Existence, Uniqueness and Convergence of Simultaneous Distributed-Boundary Optimal Control Problems

TL;DR

This paper investigates the existence, uniqueness, and convergence of optimal controls in a steady-state heat conduction problem with mixed boundary conditions, analyzing how solutions behave as the heat transfer coefficient varies.

Contribution

It establishes the existence and uniqueness of optimal controls for both the original and parameterized problems, and proves their strong convergence as the parameter approaches infinity.

Findings

Existence and uniqueness of optimal controls for all parameter values.

Strong convergence of controls and states as the heat transfer coefficient tends to infinity.

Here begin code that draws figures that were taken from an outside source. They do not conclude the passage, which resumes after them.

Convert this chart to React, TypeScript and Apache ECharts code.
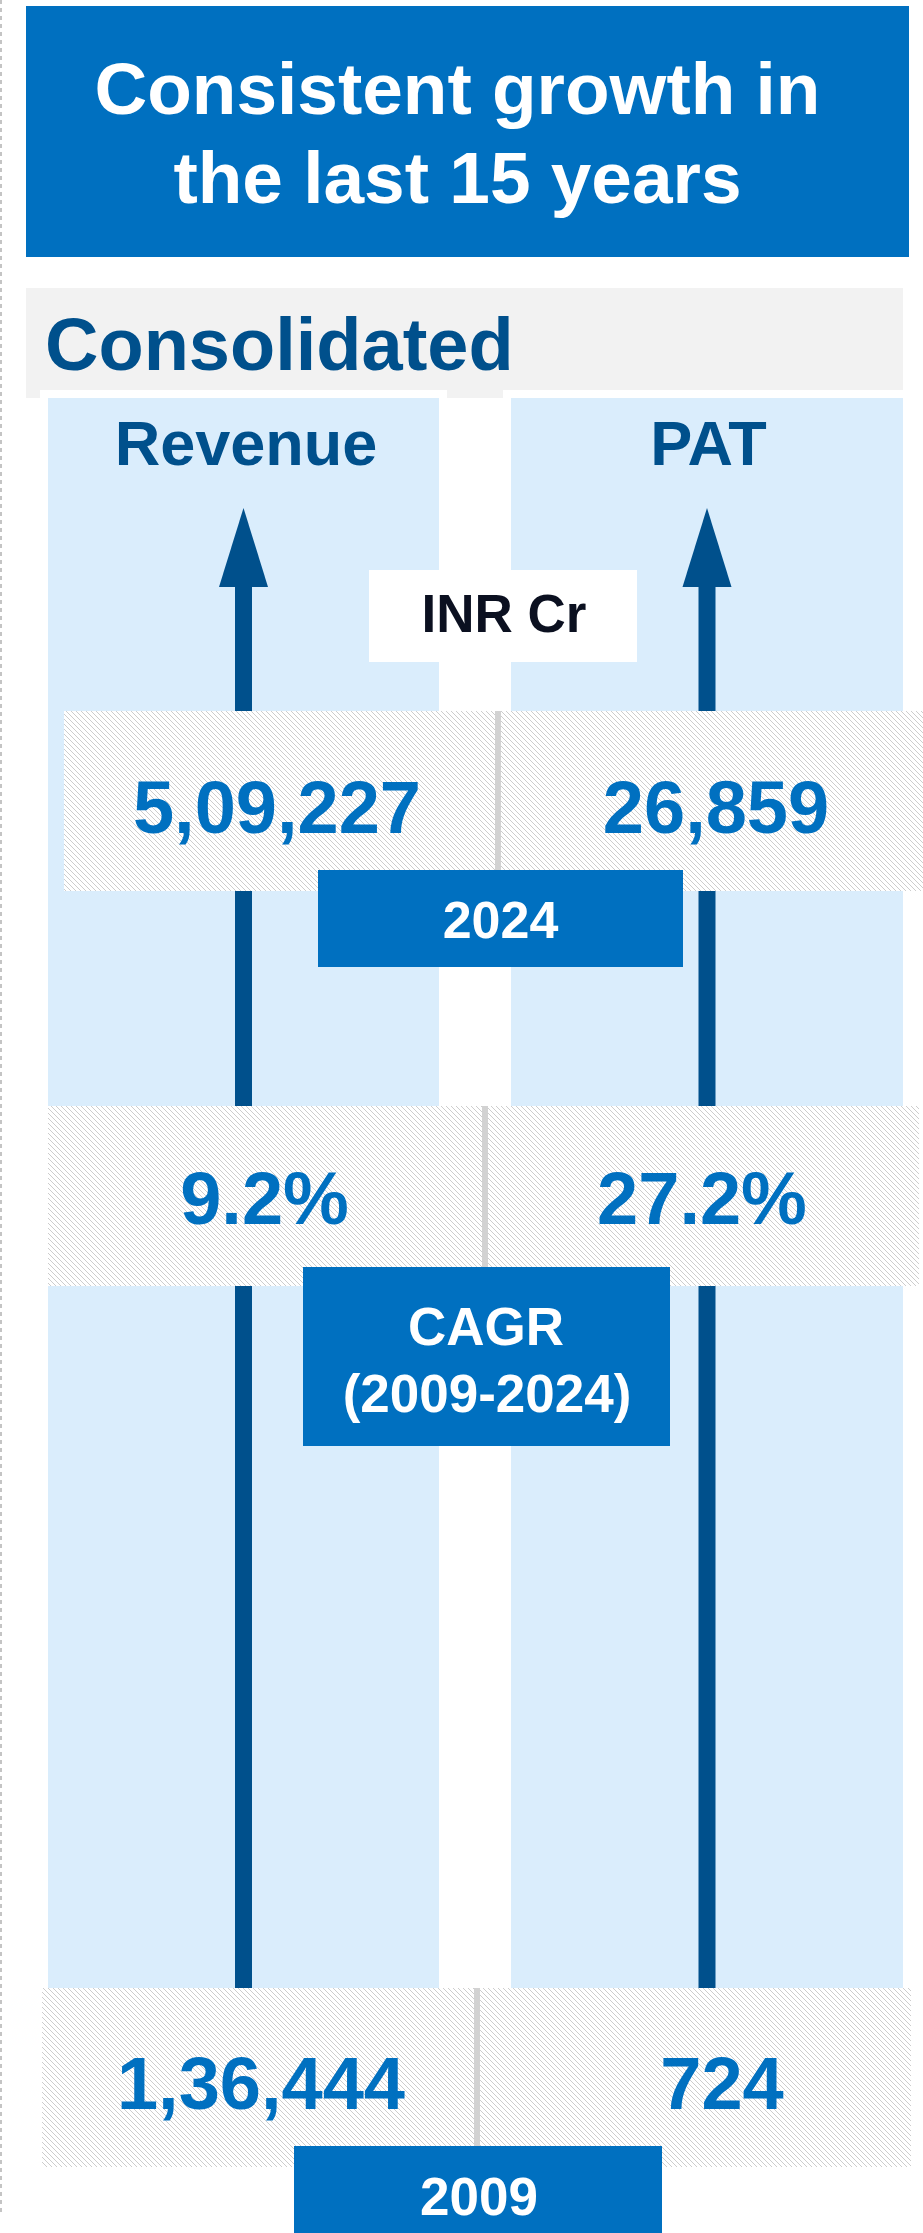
import React, { useEffect, useRef } from 'react';
import * as echarts from 'echarts';

// ---- data ----
const TITLE_LINES = ['Consistent growth in', 'the last 15 years'];
const SECTION = 'Consolidated';
const UNIT = 'INR Cr';
const METRICS = ['Revenue', 'PAT'];
const VALUES_2024 = [509227, 26859];
const VALUES_2009 = [136444, 724];
const CAGR = [9.2, 27.2];
const YEARS = [2009, 2024];

const FONT = '"Liberation Sans", Arial, Helvetica, sans-serif';
const BLUE = '#0070C0';
const DARK = '#00508C';
const LIGHT = '#DAEDFC';

function fmtIN(n: number): string {
  const s = String(Math.round(n));
  if (s.length <= 3) return s;
  const last3 = s.slice(-3);
  let rest = s.slice(0, -3);
  const parts: string[] = [];
  while (rest.length > 2) {
    parts.unshift(rest.slice(-2));
    rest = rest.slice(0, -2);
  }
  if (rest) parts.unshift(rest);
  return parts.join(',') + ',' + last3;
}

function hatchURL(): string {
  const c = document.createElement('canvas');
  const n = 5;
  c.width = n;
  c.height = n;
  const ctx = c.getContext('2d')!;
  ctx.fillStyle = '#ffffff';
  ctx.fillRect(0, 0, n, n);
  ctx.fillStyle = '#cdcdcd';
  for (let i = 0; i < n; i++) ctx.fillRect(i, i, 1, 1);
  return c.toDataURL();
}

function txt(text: string, x: number, y: number, size: number, fill: string, align = 'center', z = 10) {
  return {
    type: 'text',
    x,
    y,
    z,
    style: {
      text,
      fill,
      fontSize: size,
      fontWeight: 'bold',
      fontFamily: FONT,
      align,
      textAlign: align,
      verticalAlign: 'middle',
      textVerticalAlign: 'middle',
    },
  };
}

function rect(x: number, y: number, w: number, h: number, fill: any, z = 1) {
  return { type: 'rect', z, shape: { x, y, width: w, height: h }, style: { fill } };
}

export default function App() {
  const ref = useRef<HTMLDivElement>(null);
  useEffect(() => {
    if (!ref.current) return;
    const chart = echarts.init(ref.current, undefined, { renderer: 'svg' });
    const hatch = { image: hatchURL(), repeat: 'repeat', imageWidth: 5, imageHeight: 5 };

    const colCenters = [243.5, 707];
    const val24X = [277, 716];
    const cagrX = [264.5, 702];
    const val09X = [261, 722];

    const els: any[] = [];
    // dashed left border
    els.push({
      type: 'line', z: 1,
      shape: { x1: 1, y1: 0, x2: 1, y2: 2213 },
      style: { stroke: '#c4c4c4', lineWidth: 2, lineDash: [4, 4] },
    });
    // title
    els.push(rect(26, 6, 883, 251, BLUE, 2));
    els.push(txt(TITLE_LINES[0], 457.5, 88, 73, '#ffffff'));
    els.push(txt(TITLE_LINES[1], 457.5, 177.5, 73, '#ffffff'));
    // consolidated header
    els.push(rect(26, 288, 877, 110, '#F2F2F2', 2));
    els.push(rect(40, 390, 407, 10, '#ffffff', 3));
    els.push(rect(503, 390, 400, 10, '#ffffff', 3));
    els.push(txt(SECTION, 45, 344, 74, DARK, 'left'));
    // columns
    els.push(rect(48, 398, 391, 1590, LIGHT, 4));
    els.push(rect(511, 398, 392, 1590, LIGHT, 4));
    METRICS.forEach((m, i) => {
      els.push(txt(m, i === 0 ? 246 : 708.5, 443, 63, DARK));
      const cx = colCenters[i];
      els.push(rect(cx - 8.5, 585, 17, 1403, DARK, 5));
      els.push({
        type: 'polygon', z: 5,
        shape: { points: [[cx - 24.5, 587], [cx + 24.5, 587], [cx, 508]] },
        style: { fill: DARK },
      });
    });
    // unit box
    els.push(rect(369, 570, 268, 92, '#ffffff', 6));
    els.push(txt(UNIT, 504, 613.5, 53, '#0B1020'));

    // 2024 values
    els.push(rect(64, 711, 859, 180, hatch, 6));
    els.push(rect(495, 711, 6, 165, '#D2D2D2', 7));
    VALUES_2024.forEach((v, i) => els.push(txt(fmtIN(v), val24X[i], 807.5, 74, BLUE)));
    els.push(rect(318, 870, 365, 97, BLUE, 8));
    els.push(txt(String(YEARS[1]), 500.5, 919.5, 52, '#ffffff'));

    // CAGR
    els.push(rect(48, 1106, 871, 180, hatch, 6));
    els.push(rect(482, 1106, 6, 165, '#D2D2D2', 7));
    CAGR.forEach((v, i) => els.push(txt(v.toFixed(1) + '%', cagrX[i], 1198.5, 74, BLUE)));
    els.push(rect(303, 1267, 367, 179, BLUE, 8));
    els.push(txt('CAGR', 486, 1326, 53, '#ffffff'));
    els.push(txt('(' + YEARS[0] + '-' + YEARS[1] + ')', 487, 1393, 53, '#ffffff'));

    // 2009 values
    els.push(rect(42, 1988, 869, 179, hatch, 6));
    els.push(rect(474, 1988, 6, 165, '#D2D2D2', 7));
    VALUES_2009.forEach((v, i) => els.push(txt(fmtIN(v), val09X[i], 2083, 74, BLUE)));
    els.push(rect(294, 2146, 368, 87, BLUE, 8));
    els.push(txt(String(YEARS[0]), 479, 2196, 53, '#ffffff'));

    chart.setOption({
      animation: false,
      backgroundColor: '#ffffff',
      graphic: { elements: els },
    });
    return () => chart.dispose();
  }, []);
  return (
    <div
      ref={ref}
      style={{ position: 'absolute', left: 0, top: 0, width: 923, height: 2233 }}
    />
  );
}
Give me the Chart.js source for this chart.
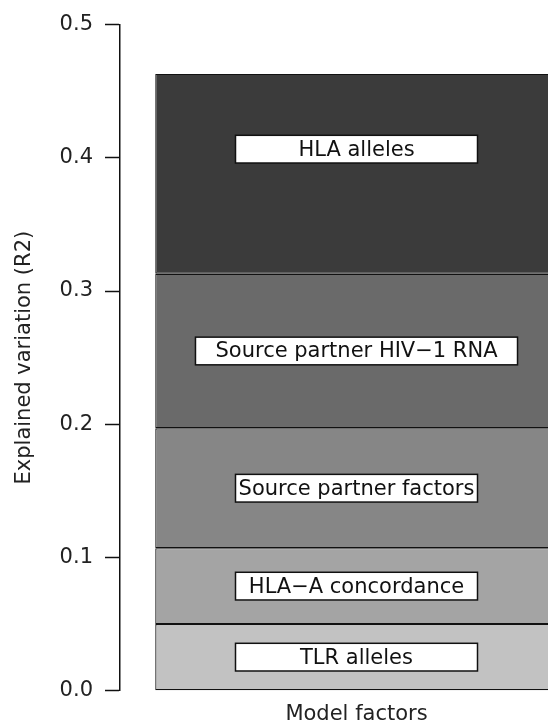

Estimates relating solutions of vectorial and scalar optimal control problems.

Abstract

We consider a steady-state heat conduction problem $P$ for the Poisson equation with mixed boundary conditions in a bounded multidimensional domain $\Omega$. We also consider a family of problems $P_{\alpha}$ for the same Poisson equation with mixed boundary conditions being $\alpha>0$ the heat transfer coefficient defined on a portion $\Gamma_{1}$ of the boundary. We formulate simultaneous \emph{distributed and Neumann boundary} optimal control problems on the internal energy $g$ within $\Omega$ and the heat flux $q$, defined on the complementary portion $\Gamma_{2}$ of the boundary of $\Omega$ for quadratic cost functional. Here the control variable is the vector $(g,q)$. We prove existence and uniqueness of the optimal control $(\overline{\overline{g}},\overline{\overline{q}})$ for the system state of $P$, and $(\overline{\overline{g}}_{\alpha},\overline{\overline{q}}_{\alpha})$ for the system state of $P_{\alpha}$, for each $\alpha>0$, and we give the corresponding optimality conditions. We prove strong convergence, in suitable Sobolev spaces, of the vectorial optimal controls, system and adjoint states governed by the problems $P_{\alpha}$ to the corresponding vectorial optimal control, system and adjoint states governed by the problem $P$, when the parameter $\alpha$ goes to infinity. We also obtain estimations between the solutions of these vectorial optimal control problems and the solution of two scalar optimal control problems characterized by fixed $g$ (with boundary optimal control $\overline{q}$) and fixed $q$ (with distributed optimal control $\overline{g}$), respectively, for both cases $\alpha>0$ and $\alpha=\infty$.